Hugs...we'll miss you.
Beckie, who is ready to move into the padded room next door.
Been there too! Dish Network was 2 hours late to come and install our receivers...3 of them finally showed up and I let them have it. I was so mean that when they were finished, 2 of them snuck out the basement door (we have a walkout basement) and the 3rd had to come up and tell me they were done. I'm sure he was the one who drew the short straw!
I sooooo would have yelled too! Dish Network is absolutely our only option here and I am going NUTS with them.
Poor thing. Those silly voice response lines make me want to claw my eyeballs out with a shrimp fork, too. I don't think they like Southern accents. I have to yell at them in little staccato bursts so they don't take my multi-syllabic stretching of words to mean I want to open a new account. NO means NO, darn you.

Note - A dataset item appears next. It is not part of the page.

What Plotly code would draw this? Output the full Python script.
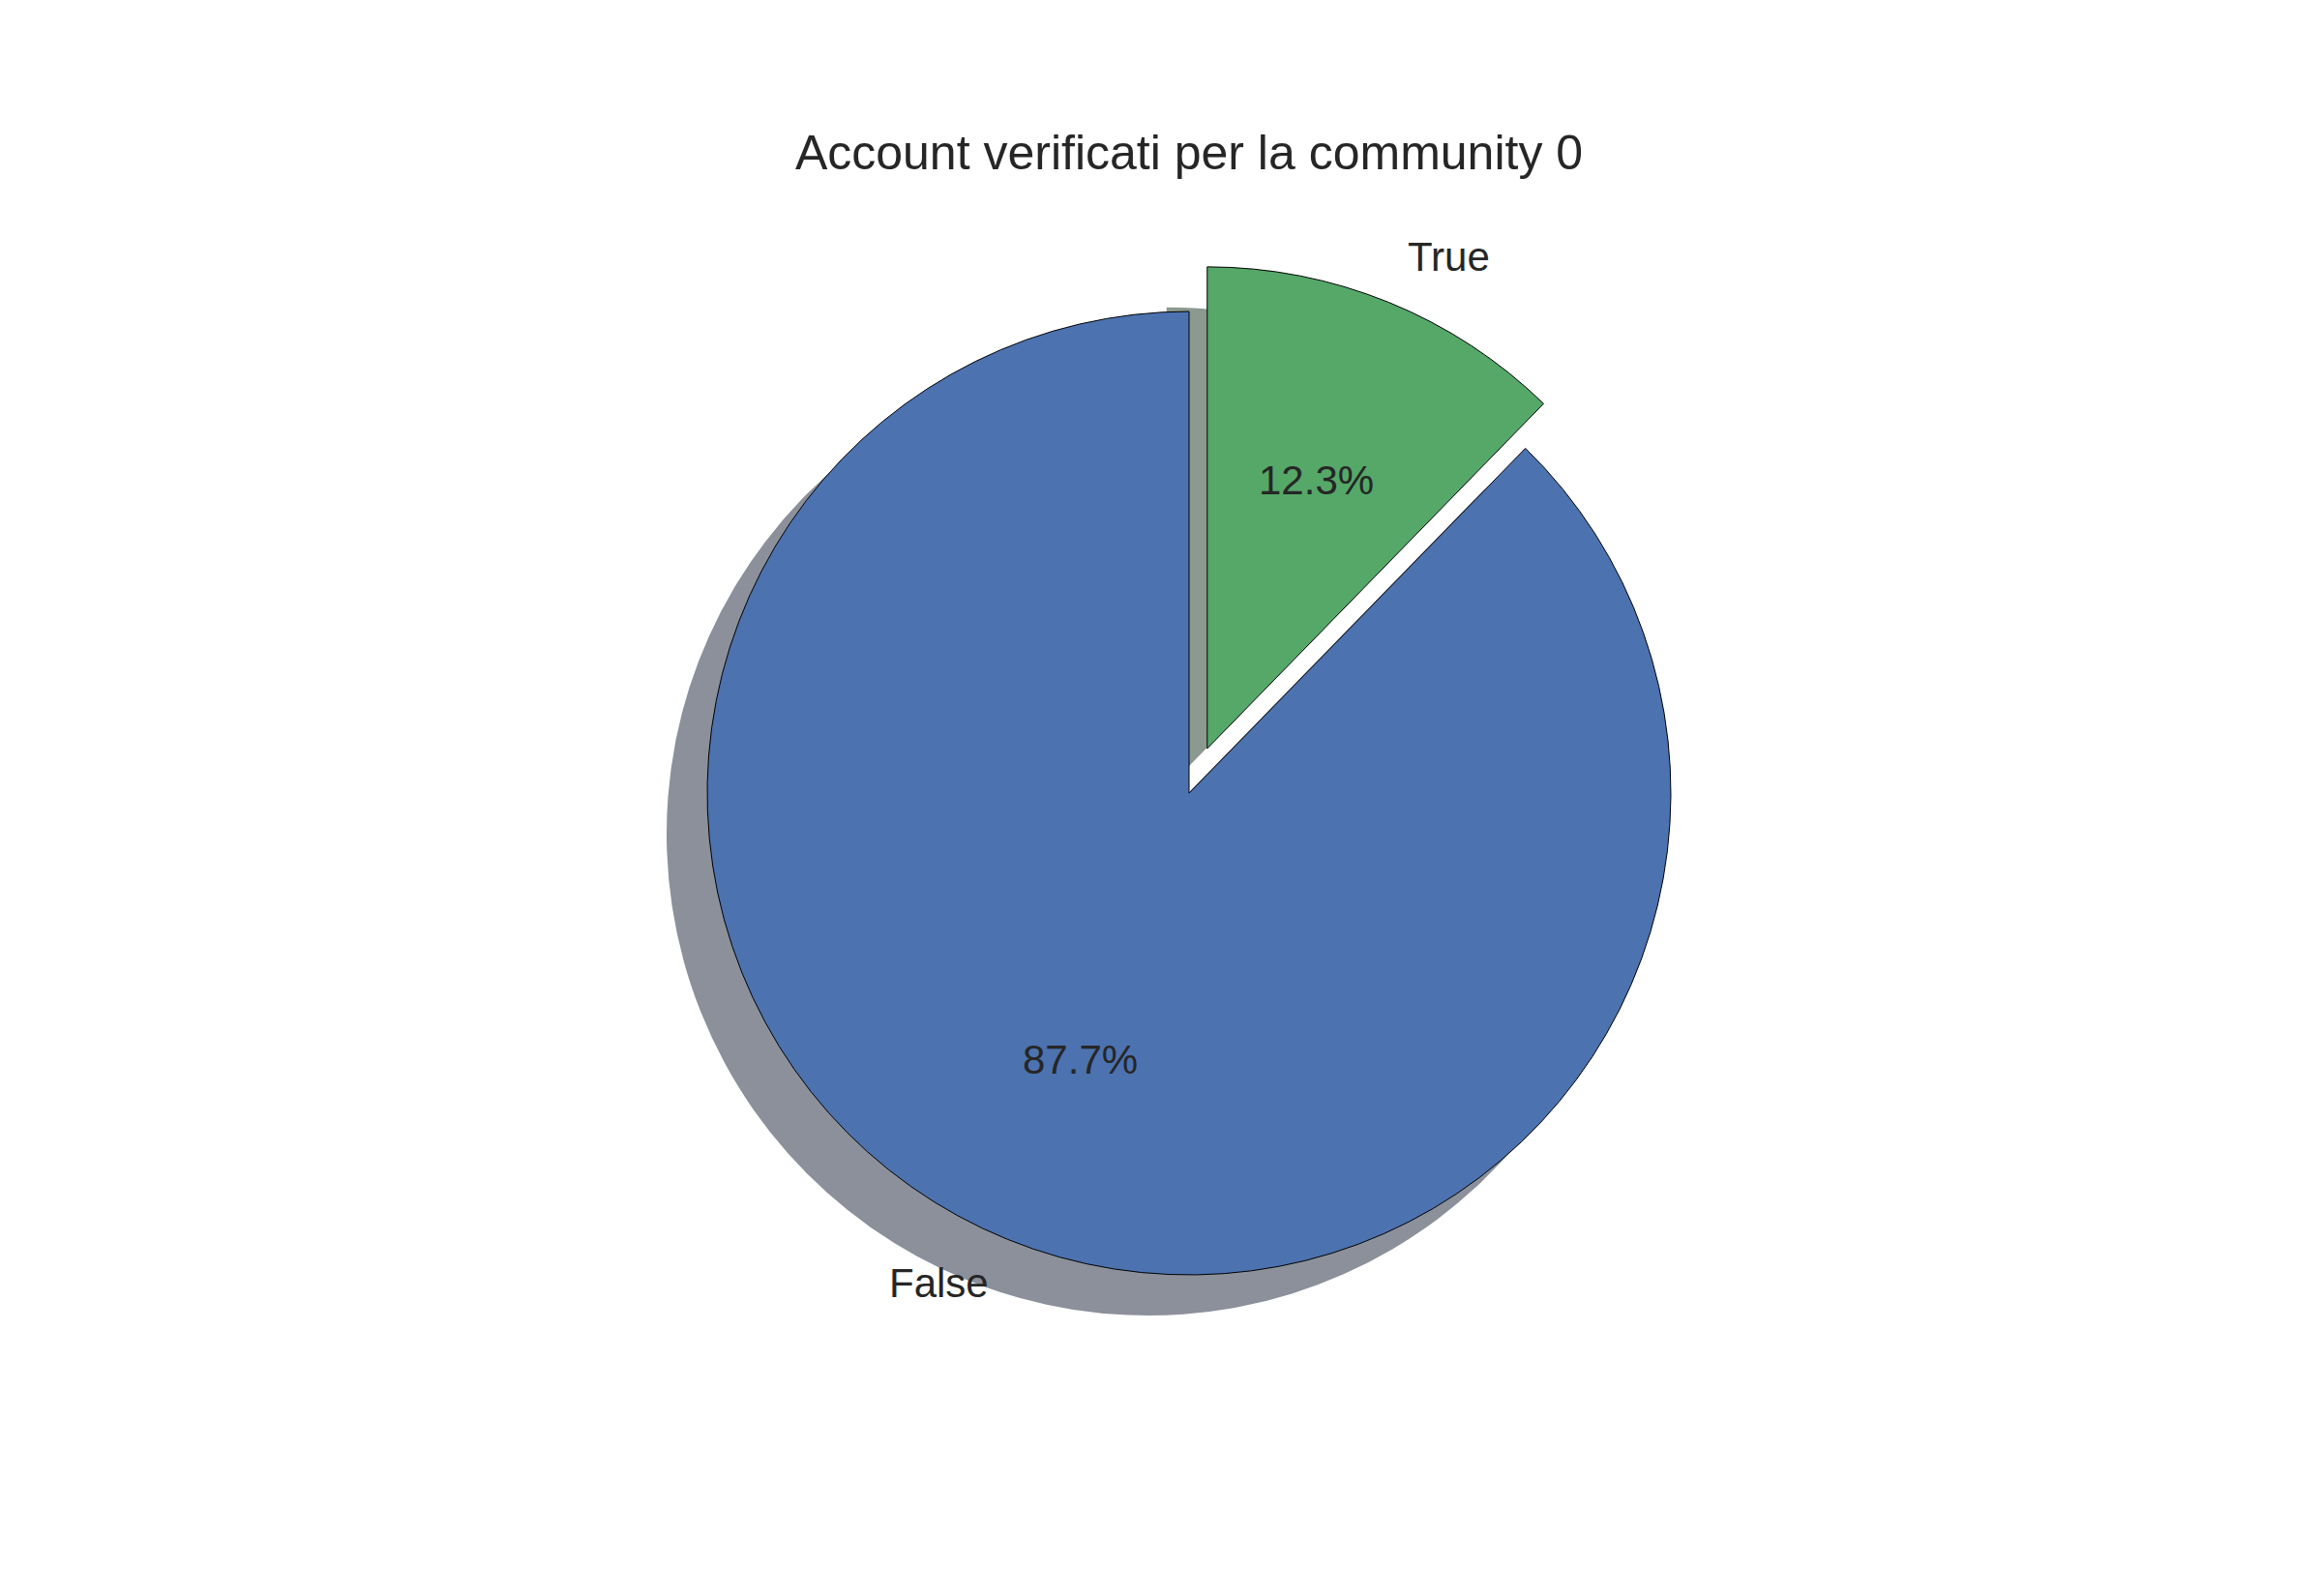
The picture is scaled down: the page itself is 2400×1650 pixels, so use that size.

You crack me up! I have been dealing with AT&T for the past 10 days or so. Every time I finally get a human the first words out of my mouth are "Before we get started, I think it's fair that you know 'I HATE AT&T' Now we can begin."
I'm off to finish school (hope the kids live through the day) and then I get to call AT&T ONCE AGAIN! Have a nice day.
I have violently cussed out those automated things before. Instead of saying whatever option they offer me, I've said, "give me a motherf---ing human to speak to or I'm going to f---ing come to your office and stab someone in the f---ing face." It didn't get me faster service, but it felt totally awesome.
Oh, no! That kind of thing makes me crazy. The way you told the story made me laugh out loud, though.
"Appointment."
"Did you say you want to order new service?"
Too funny.
Beckie, I'll take about 100 Reese's Cups, please.
Christine, I BET they snuck out! Nothing hurts worse than being beaten to death by a woman scorned by her TV and Internet provider.
Rachel, now I've heard bad things about Dish, too. I'm convinced that NONE of them are any good. Perhaps I should start a second career in positive cable company customer service. CLEARLY THERE'S MARKET DEMAND.
Erin, I don't recall your accent being that strong! Maybe it increased as you aged. Ha!
Grape, I hope it went well. AT&T finally showed up here this morning (Sat) and did the work. Now we have to see how good the signal is.
SET, thank you for that. I was so close to profanity myself that I might have used it if I hadn't thought I could possibly be recorded. My personal suspicion is that they use the tapes of people on hold with the VRU to play at their company Christmas party.